[WHAT THE EXERCISE ASKS] Repeat the material exactly from its first line to the line that includes "import plotly.graph_objects as go". Skip pictures.

====== COLLECTED DATA

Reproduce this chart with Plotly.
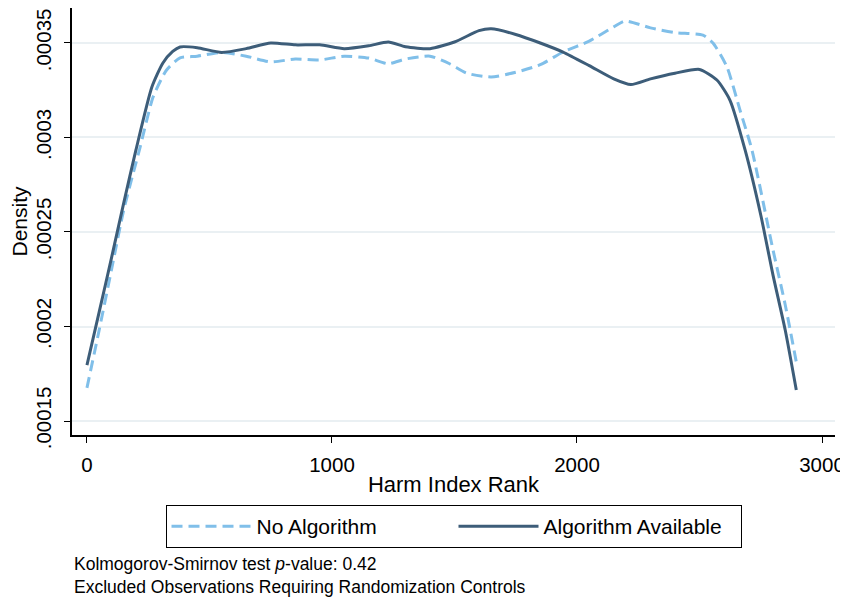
import plotly.graph_objects as go

# Harm index rank grid (x) and kernel density estimates
rank_solid = [0, 50, 100, 150, 200, 265, 310, 350, 380, 450, 550, 650, 750, 850, 950,
              1050, 1150, 1230, 1300, 1400, 1500, 1600, 1650, 1750, 1850, 1943, 2050,
              2150, 2220, 2300, 2400, 2500, 2571, 2624, 2686, 2750, 2800, 2850, 2895]
algo_available = [0.0001796, 0.0002077, 0.0002362, 0.0002653, 0.0002934, 0.0003267,
                  0.0003394, 0.0003455, 0.0003479, 0.0003475, 0.0003450, 0.0003470,
                  0.0003500, 0.0003490, 0.0003490, 0.0003470, 0.0003485, 0.0003505,
                  0.0003480, 0.0003470, 0.0003505, 0.0003565, 0.0003575, 0.0003545,
                  0.0003500, 0.0003452, 0.0003380, 0.0003310, 0.0003280, 0.0003310,
                  0.0003340, 0.0003360, 0.0003304, 0.0003198, 0.0002934, 0.0002590,
                  0.0002272, 0.0001980, 0.0001664]

rank_dash = [0, 50, 100, 150, 216, 270, 325, 380, 450, 550, 650, 750, 850, 950, 1050,
             1150, 1230, 1300, 1400, 1480, 1550, 1650, 1750, 1850, 1943, 2050, 2150,
             2196, 2300, 2400, 2514, 2555, 2612, 2665, 2714, 2800, 2850, 2895]
no_algorithm = [0.0001675, 0.0001982, 0.0002299, 0.0002616, 0.0002944, 0.0003214,
                0.0003357, 0.0003421, 0.0003430, 0.0003450, 0.0003430, 0.0003400,
                0.0003415, 0.0003410, 0.0003430, 0.0003420, 0.0003390, 0.0003415,
                0.0003430, 0.0003390, 0.0003340, 0.0003320, 0.0003345, 0.0003385,
                0.0003452, 0.0003510, 0.0003585, 0.0003616, 0.0003580, 0.0003555,
                0.0003542, 0.0003500, 0.0003373, 0.0003146, 0.0002934, 0.0002405,
                0.0002114, 0.0001812]

x_ticks = [0, 1000, 2000, 3000]
y_ticks = [0.00015, 0.0002, 0.00025, 0.0003, 0.00035]
y_tick_labels = [".00015", ".0002", ".00025", ".0003", ".00035"]

FONT = "Liberation Sans, Arial, Helvetica, sans-serif"

fig = go.Figure()
fig.add_trace(go.Scatter(
    x=rank_dash, y=no_algorithm, mode="lines", name="No Algorithm",
    line=dict(color="#80bfe9", width=3, dash="11px,6px", shape="spline", smoothing=0.6),
))
fig.add_trace(go.Scatter(
    x=rank_solid, y=algo_available, mode="lines", name="Algorithm Available",
    line=dict(color="#3d5d79", width=3, shape="spline", smoothing=0.6),
))

# the page body adds an 8px offset, so the figure is sized 840x589
fig.update_layout(
    width=840, height=589,
    margin=dict(l=64, r=13, t=0, b=162, autoexpand=False),
    paper_bgcolor="white", plot_bgcolor="white",
    font=dict(family=FONT, color="black", size=20),
    showlegend=True,
    legend=dict(
        orientation="h", x=0.5, xanchor="center", y=-0.164, yanchor="top",
        bordercolor="black", borderwidth=1, bgcolor="white",
        font=dict(size=21, family=FONT), itemwidth=80, entrywidth=192,
        traceorder="normal",
    ),
    xaxis=dict(
        range=[-61, 3053], tickvals=x_ticks, ticks="outside", ticklen=6,
        tickcolor="black", showline=True, linecolor="black", linewidth=1.5,
        showgrid=False, zeroline=False, tickfont=dict(size=20.5), automargin=False,
        ticklabelstandoff=5,
        title=dict(text="Harm Index Rank", font=dict(size=22), standoff=1),
    ),
    yaxis=dict(
        range=[0.0001426, 0.0003685], tickvals=y_ticks, ticktext=y_tick_labels,
        ticks="outside", ticklen=6, tickcolor="black", tickangle=-90,
        showline=True, linecolor="black", linewidth=1.5,
        showgrid=True, gridcolor="#eaf0f3", gridwidth=2, zeroline=False,
        tickfont=dict(size=20.5), automargin=False, ticklabelstandoff=5,
        title=dict(text="Density", font=dict(size=21), standoff=0),
    ),
)

fig.add_annotation(
    text=("Kolmogorov-Smirnov test <i>p</i>-value: 0.42<br>"
          "Excluded Observations Requiring Randomization Controls"),
    xref="paper", yref="paper", x=0.0, y=-0.3294, xanchor="left", yanchor="middle",
    align="left", showarrow=False, font=dict(size=17.5, family=FONT),
)

fig.write_html("out.html")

============

[EXERCISE SOLUTION]
Reproduce this chart with Plotly.
import plotly.graph_objects as go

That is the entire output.